Tasty as those factoids are, “Magnetic Appeal” succeeds because of the hard work Joyce put in during research she conducted from 1999-2006, and the way she brings that to the page. She studied MRI units in three different places, observing how technologists made the images, how radiologists interpreted them, and how physicians interpreted them.

She tells the history of the machines, interviewing inventors who subsequently won the Nobel Prize. She gathers candid interviews from everyone involved in MRI usage, many of whom told her that they had never been accorded the opportunity to talk.

And she argues that there is an over-reliance on the MRI.

Doctors confided in her that they order so many MRIs – only Japan uses them more frequently than the United States -- because they generally have little time with patients, not time enough for a thorough, hands-on examination.

“And these are people who are under enormous pressure to figure out how to do good medicine,” Joyce says.

Then there are the fee-for-service health-care plans. Most of us have them. MRIs generate enormous revenue for hospitals and providers, which only encourages their use as well as other tests.

 The fear of malpractice, of course, plays a role. In court cases these days, the legal system decides what is good medicine. In general, the courts look favorably on MRI exams.

“One of the things I argue in the book is that part of the reason we love MRIs – and all of us love them, including health-insurance companies -- is that it creates pictures.” Joyce said. “As a culture, if we see a picture of the body, we think it’s real and true and that it’s equivalent to the body. And we have a deep reverence for these pictures.

“It’s also made by this incredibly high-tech machine. So we’ve got two things we love in the United States: a high-tech machine and pictures, anatomical pictures. The courts are no different.”

Joyce hastens to say that MRI “is a wonderful technology, and it really has an important place in medicine. It helps the doctor and clinicians diagnose diseases where they normally would have had to do surgery.”

That said, the results of an MRI are only as accurate as the human being operating the machine and the human being interpreting the scans. A technician can be just slightly off in deciding what part of suspicious tissue to MRI, and something serious can go undetected. And, a radiologist is needed to translate the scans into usable information about health and illness.

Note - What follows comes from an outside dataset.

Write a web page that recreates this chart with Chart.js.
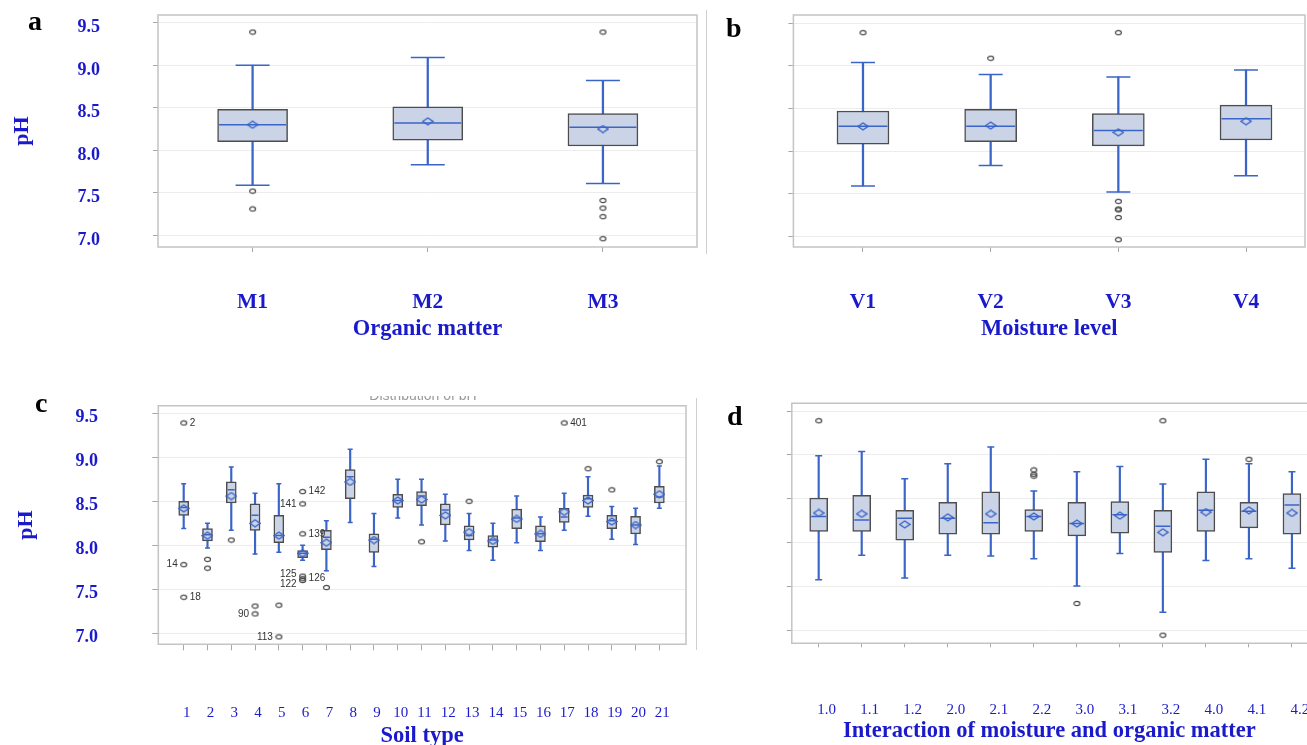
<!DOCTYPE html>
<html><head><meta charset="utf-8">
<script src="https://cdn.jsdelivr.net/npm/chart.js@4.4.1/dist/chart.umd.min.js"></script>
<style>
html,body{margin:0;padding:0;background:#fff;width:1307px;height:745px;overflow:hidden;}
.pane{position:absolute;}
.letter{position:absolute;font-family:'Liberation Serif','Times New Roman',serif;font-weight:bold;font-size:28px;line-height:1;color:#000;}
.vsep{position:absolute;width:1px;background:#d0d0d0;}
#ghost{position:absolute;left:303px;top:396px;width:240px;height:4px;overflow:hidden;text-align:center;}
#ghost div{margin-top:-8px;font:14px 'Liberation Sans',sans-serif;line-height:14px;color:#9a9a9a;}
</style></head>
<body>
<div class="pane" style="left:0;top:0;width:700px;height:345px"><canvas id="ca"></canvas></div>
<div class="pane" style="left:700px;top:0;width:607px;height:345px"><canvas id="cb"></canvas></div>
<div class="pane" style="left:0;top:392px;width:700px;height:353px"><canvas id="cc"></canvas></div>
<div class="pane" style="left:700px;top:392px;width:607px;height:353px"><canvas id="cd"></canvas></div>
<div class="vsep" style="left:706px;top:10px;height:244px"></div>
<div class="vsep" style="left:696px;top:398px;height:252px"></div>
<div id="ghost"><div>Distribution of pH</div></div>
<div class="letter" style="left:28px;top:7px">a</div>
<div class="letter" style="left:726px;top:14px">b</div>
<div class="letter" style="left:35px;top:389px">c</div>
<div class="letter" style="left:727px;top:402px">d</div>
<script>
// ---------------- data ----------------
const yTickValues = [7.0, 7.5, 8.0, 8.5, 9.0, 9.5];

// a: organic matter
const aCats = ['M1', 'M2', 'M3'];
const aMin  = [7.59, 7.83, 7.61];
const aQ1   = [8.10, 8.12, 8.05];
const aMed  = [8.30, 8.32, 8.27];
const aQ3   = [8.48, 8.51, 8.43];
const aMax  = [9.00, 9.09, 8.82];
const aMean = [8.30, 8.34, 8.25];
const aOut  = [[9.39, 7.52, 7.31], [], [9.39, 7.41, 7.32, 7.22, 6.96]];

// b: moisture level
const bCats = ['V1', 'V2', 'V3', 'V4'];
const bMin  = [7.59, 7.83, 7.52, 7.71];
const bQ1   = [8.08, 8.11, 8.06, 8.13];
const bMed  = [8.29, 8.29, 8.24, 8.38];
const bQ3   = [8.47, 8.49, 8.44, 8.54];
const bMax  = [9.04, 8.90, 8.87, 8.95];
const bMean = [8.29, 8.30, 8.22, 8.35];
const bOut  = [[9.39], [9.09], [9.39, 7.41, 7.32, 7.31, 7.22, 6.96], []];

// c: soil type
const cCats = ['1','2','3','4','5','6','7','8','9','10','11','12','13','14','15','16','17','18','19','20','21'];
const cMin  = [8.19, 7.97, 8.17, 7.90, 7.92, 7.83, 7.71, 8.26, 7.76, 8.31, 8.23, 8.05, 7.94, 7.83, 8.03, 7.94, 8.17, 8.33, 8.07, 8.01, 8.42];
const cQ1   = [8.34, 8.05, 8.48, 8.17, 8.03, 7.86, 7.95, 8.53, 7.92, 8.43, 8.45, 8.23, 8.06, 7.98, 8.19, 8.04, 8.26, 8.43, 8.19, 8.13, 8.48];
const cMed  = [8.43, 8.12, 8.63, 8.34, 8.11, 7.91, 8.09, 8.78, 8.07, 8.51, 8.56, 8.40, 8.11, 8.06, 8.31, 8.13, 8.32, 8.53, 8.28, 8.23, 8.55];
const cQ3   = [8.50, 8.19, 8.72, 8.47, 8.34, 7.94, 8.17, 8.86, 8.13, 8.58, 8.61, 8.47, 8.22, 8.11, 8.41, 8.22, 8.42, 8.57, 8.34, 8.33, 8.67];
const cMax  = [8.70, 8.25, 8.89, 8.59, 8.70, 8.00, 8.28, 9.09, 8.36, 8.75, 8.75, 8.58, 8.36, 8.25, 8.56, 8.32, 8.59, 8.78, 8.44, 8.42, 8.90];
const cMean = [8.42, 8.11, 8.56, 8.25, 8.11, 7.91, 8.03, 8.72, 8.06, 8.51, 8.52, 8.34, 8.15, 8.05, 8.30, 8.13, 8.38, 8.51, 8.27, 8.23, 8.58];
const cOut  = [[9.39, 7.78, 7.41], [7.84, 7.74], [8.06], [7.31, 7.22], [7.32, 6.96],
               [8.61, 8.47, 8.13, 7.65, 7.62, 7.60], [7.52], [], [], [], [8.04], [], [8.50], [], [], [],
               [9.39], [8.87], [8.63], [], [8.95]];
const cOutIds = [['2', '14', '18'], ['', ''], [''], ['', '90'], ['', '113'],
               ['142', '141', '139', '125', '126', '122'], [''], [], [], [], [''], [], [''], [], [], [],
               ['401'], [''], [''], [], ['']];

// d: interaction of moisture and organic matter
const dCats = ['1.0','1.1','1.2','2.0','2.1','2.2','3.0','3.1','3.2','4.0','4.1','4.2'];
const dMin  = [7.58, 7.86, 7.60, 7.86, 7.85, 7.82, 7.51, 7.88, 7.21, 7.80, 7.82, 7.71];
const dQ1   = [8.13, 8.13, 8.03, 8.10, 8.10, 8.13, 8.08, 8.11, 7.89, 8.13, 8.17, 8.10];
const dMed  = [8.30, 8.26, 8.28, 8.28, 8.23, 8.30, 8.22, 8.32, 8.19, 8.37, 8.36, 8.43];
const dQ3   = [8.51, 8.54, 8.37, 8.46, 8.58, 8.38, 8.46, 8.47, 8.37, 8.58, 8.46, 8.56];
const dMax  = [8.99, 9.04, 8.73, 8.90, 9.09, 8.59, 8.81, 8.87, 8.67, 8.95, 8.90, 8.81];
const dMean = [8.34, 8.33, 8.21, 8.29, 8.33, 8.30, 8.22, 8.31, 8.12, 8.35, 8.37, 8.34];
const dOut  = [[9.39], [], [], [], [], [8.83, 8.78, 8.76], [7.31], [], [9.39, 6.95], [], [8.95], []];

// ---------------- styling ----------------
const SERIF = "'Liberation Serif', 'Times New Roman', serif";
const BLUE_TXT = '#1a1acc';
const WHISK = '#3b64c8';
const BOXFILL = '#cad4e6';
const BOXLINE = '#4d4d4d';

function makeDiamond() {
  const c = document.createElement('canvas'); c.width = 12; c.height = 9;
  const g = c.getContext('2d'); g.strokeStyle = WHISK; g.lineWidth = 1.4;
  g.beginPath(); g.moveTo(1, 4.5); g.lineTo(6, 1); g.lineTo(11, 4.5); g.lineTo(6, 8); g.closePath(); g.stroke();
  return c;
}
function makeRing() {
  const c = document.createElement('canvas'); c.width = 9; c.height = 7;
  const g = c.getContext('2d'); g.strokeStyle = '#4a4a4a'; g.lineWidth = 1.2;
  g.beginPath(); g.ellipse(4.5, 3.5, 3, 2.1, 0, 0, Math.PI * 2); g.stroke();
  return c;
}
const DIAMOND = makeDiamond();
const RING = makeRing();

function boxSets(s, st) {
  const xs = s.cats.map((c, i) => i + 1);
  return [
    {type: 'bar', data: xs.map((x, i) => ({x, y: [s.min[i], s.max[i]]})), barThickness: st.whisk,
     backgroundColor: WHISK, borderWidth: 0, grouped: false, order: 6},
    {type: 'line', showLine: false, data: xs.flatMap((x, i) => [{x, y: s.min[i]}, {x, y: s.max[i]}]),
     pointStyle: 'line', pointRadius: st.cap, pointHoverRadius: st.cap, pointBorderColor: WHISK,
     pointBorderWidth: 1.5, order: 5},
    {type: 'bar', data: xs.map((x, i) => ({x, y: [s.q1[i], s.q3[i]]})), barThickness: st.box,
     backgroundColor: BOXFILL, borderColor: BOXLINE, borderWidth: 1.5, borderSkipped: false, grouped: false, order: 4},
    {type: 'line', showLine: false, data: xs.map((x, i) => ({x, y: s.med[i]})),
     pointStyle: 'line', pointRadius: st.box / 2 - 1.5, pointHoverRadius: st.box / 2 - 1.5,
     pointBorderColor: WHISK, pointBorderWidth: 1.5, order: 3},
    {type: 'line', showLine: false, data: xs.map((x, i) => ({x, y: s.mean[i]})),
     pointStyle: DIAMOND, pointRadius: 5, order: 2},
    {type: 'line', showLine: false,
     data: xs.flatMap((x, i) => s.out[i].map((v, j) => ({x, y: v, id: s.ids ? s.ids[i][j] : ''}))),
     pointStyle: RING, pointRadius: 4, order: 1}
  ];
}

const framePlugin = {
  id: 'frame',
  beforeDatasetsDraw(chart, args, opts) {
    const {ctx, chartArea: a} = chart;
    ctx.save(); ctx.strokeStyle = '#c4c4c4'; ctx.lineWidth = 1.5;
    ctx.beginPath();
    if (opts.noRight) {
      ctx.moveTo(a.right + 2, a.top); ctx.lineTo(a.left, a.top); ctx.lineTo(a.left, a.bottom); ctx.lineTo(a.right + 2, a.bottom);
    } else {
      ctx.rect(a.left, a.top, a.right - a.left, a.bottom - a.top);
    }
    ctx.stroke(); ctx.restore();
  }
};
const labelPlugin = {
  id: 'outlierLabels',
  afterDatasetsDraw(chart, args, opts) {
    if (!opts.show) return;
    const ds = chart.data.datasets; const idx = ds.length - 1;
    const meta = chart.getDatasetMeta(idx); const ctx = chart.ctx;
    const leftIds = opts.leftIds || [];
    const shift = opts.shift || {};
    ctx.save(); ctx.font = "10px 'Liberation Sans', Arial, sans-serif"; ctx.fillStyle = '#333'; ctx.textBaseline = 'middle';
    meta.data.forEach((pt, k) => {
      const id = ds[idx].data[k].id; if (!id) return;
      const left = leftIds.includes(id);
      ctx.textAlign = left ? 'right' : 'left';
      ctx.fillText(id, pt.x + (left ? -6 : 6), pt.y + (shift[id] || 0));
    });
    ctx.restore();
  }
};

function makeChart(id, s, L) {
  const cats = s.cats;
  return new Chart(document.getElementById(id), {
    type: 'bar',
    data: {datasets: boxSets(s, L.st)},
    options: {
      responsive: true, maintainAspectRatio: false, animation: false, events: [],
      layout: {padding: L.pad, autoPadding: false},
      plugins: {legend: {display: false}, tooltip: {enabled: false}, title: {display: false},
        frame: {noRight: !!L.noRight},
        outlierLabels: {show: !!L.labels, leftIds: L.leftIds || [], shift: L.shift || {}}},
      scales: {
        x: {type: 'linear', min: L.xMin, max: L.xMax, offset: false, border: {display: false},
          grid: {drawOnChartArea: false, drawTicks: true, tickLength: L.xTick, tickColor: '#a8a8a8', offset: false},
          ticks: {color: BLUE_TXT, font: L.xFont, padding: L.xPad, labelOffset: L.xLabelOffset || 0,
            maxRotation: 0, minRotation: 0, autoSkip: false, callback: (v) => cats[Math.round(v) - 1]},
          afterBuildTicks: (sc) => { sc.ticks = cats.map((c, i) => ({value: i + 1})); },
          afterFit: (sc) => { sc.height = L.xH; sc.paddingLeft = 0; sc.paddingRight = 0; sc.paddingTop = 0; sc.paddingBottom = 0; },
          title: {display: true, text: L.xTitle, color: BLUE_TXT,
            font: {family: SERIF, size: 22.5, weight: 'bold', lineHeight: 1}, padding: {top: 0, bottom: L.xTitlePad}}
        },
        y: {type: 'linear', min: L.yMin, max: L.yMax, border: {display: false},
          grid: {color: '#ececec', lineWidth: 1, drawTicks: true, tickLength: L.yTick, tickColor: '#a8a8a8'},
          ticks: {display: !!L.yLabels, color: BLUE_TXT, font: {family: SERIF, size: 18, weight: 'bold'},
            padding: L.yPad || 0, labelOffset: L.yLabelOffset || 0, callback: (v) => v.toFixed(1)},
          afterBuildTicks: (sc) => { sc.ticks = yTickValues.map(v => ({value: v})); },
          afterFit: (sc) => { sc.width = L.yW; sc.paddingTop = 0; sc.paddingBottom = 0; sc.paddingLeft = 0; sc.paddingRight = 0; },
          title: {display: !!L.yLabels, text: 'pH', color: BLUE_TXT,
            font: {family: SERIF, size: 22, weight: 'bold', lineHeight: 1}, padding: {top: L.yTitlePad || 0, bottom: 0}}
        }
      }
    },
    plugins: [framePlugin, labelPlugin]
  });
}

const catFontBold = {family: SERIF, size: 21.5, weight: 'bold'};
const catFontReg = {family: SERIF, size: 15, weight: 'normal'};

makeChart('ca',
  {cats: aCats, min: aMin, q1: aQ1, med: aMed, q3: aQ3, max: aMax, mean: aMean, out: aOut},
  {st: {box: 70, cap: 17, whisk: 1.6}, pad: {top: 15, right: 3, left: 0, bottom: 0},
   xMin: 0.46, xMax: 3.537, yMin: 6.863, yMax: 9.590, yW: 158, xH: 98,
   xTick: 5, yTick: 5, xFont: catFontBold, xPad: 38, xTitle: 'Organic matter', xTitlePad: 4.75,
   yLabels: true, yPad: 53, yLabelOffset: 5, yTitlePad: 11.5});

makeChart('cb',
  {cats: bCats, min: bMin, q1: bQ1, med: bMed, q3: bQ3, max: bMax, mean: bMean, out: bOut},
  {st: {box: 52, cap: 12, whisk: 1.6}, pad: {top: 15, right: 2, left: 0, bottom: 0},
   xMin: 0.455, xMax: 4.462, yMin: 6.874, yMax: 9.597, yW: 93.4, xH: 98,
   xTick: 5, yTick: 5, xFont: catFontBold, xPad: 38, xTitle: 'Moisture level', xTitlePad: 4.75,
   yLabels: false});

makeChart('cc',
  {cats: cCats, min: cMin, q1: cQ1, med: cMed, q3: cQ3, max: cMax, mean: cMean, out: cOut, ids: cOutIds},
  {st: {box: 10, cap: 2.5, whisk: 1.5}, pad: {top: 13.7, right: 14, left: 0, bottom: 0},
   xMin: -0.068, xMax: 22.12, yMin: 6.875, yMax: 9.586, yW: 158.3, xH: 100.7,
   xTick: 6, yTick: 6, xFont: catFontReg, xPad: 53.4, xLabelOffset: 3, xTitle: 'Soil type', xTitlePad: -2.25,
   yLabels: true, yPad: 54.3, yLabelOffset: 4, yTitlePad: 15,
   labels: true, leftIds: ['14', '90', '113', '141', '125', '122'], shift: {'125': -2, '122': 4}});

makeChart('cd',
  {cats: dCats, min: dMin, q1: dQ1, med: dMed, q3: dQ3, max: dMax, mean: dMean, out: dOut},
  {st: {box: 18, cap: 3.5, whisk: 1.5}, pad: {top: 11.3, right: 0, left: 0, bottom: 0},
   xMin: 0.375, xMax: 12.35, yMin: 6.857, yMax: 9.588, yW: 91.8, xH: 101.7,
   xTick: 4, yTick: 5, xFont: catFontReg, xPad: 53.7, xLabelOffset: 8,
   xTitle: 'Interaction of moisture and organic matter', xTitlePad: 2.75,
   yLabels: false, noRight: true});
</script>
</body></html>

Beyond this, we still need the referring clinician to make sense of the MRI findings as well as other information culled from tests and patient histories.

“You still need that human in the office thinking of how to put all of the pieces together that they gather about the body,” Joyce said, an elementary fact that she says society overlooked for years.

But, the reverence for MRI may be starting to change.

“A news article was not simply news, it was an advertisement for why you should go to this hospital or this imaging center, because they now have the biggest, best MRI machine,” Joyce said. “TV shows were the same way. (Now) In ‘House’ the MRI is no longer a sacred, reverent object. It is a routine object that is sometimes, often, wrong.

“I’m curious to see what happens as stories critical about MRI become routine. Is it not going to have that reverence—that belief that it is going to save us from other diseases we face, like cancer, or MS, things we’re hard-pressed to solve? I wonder.”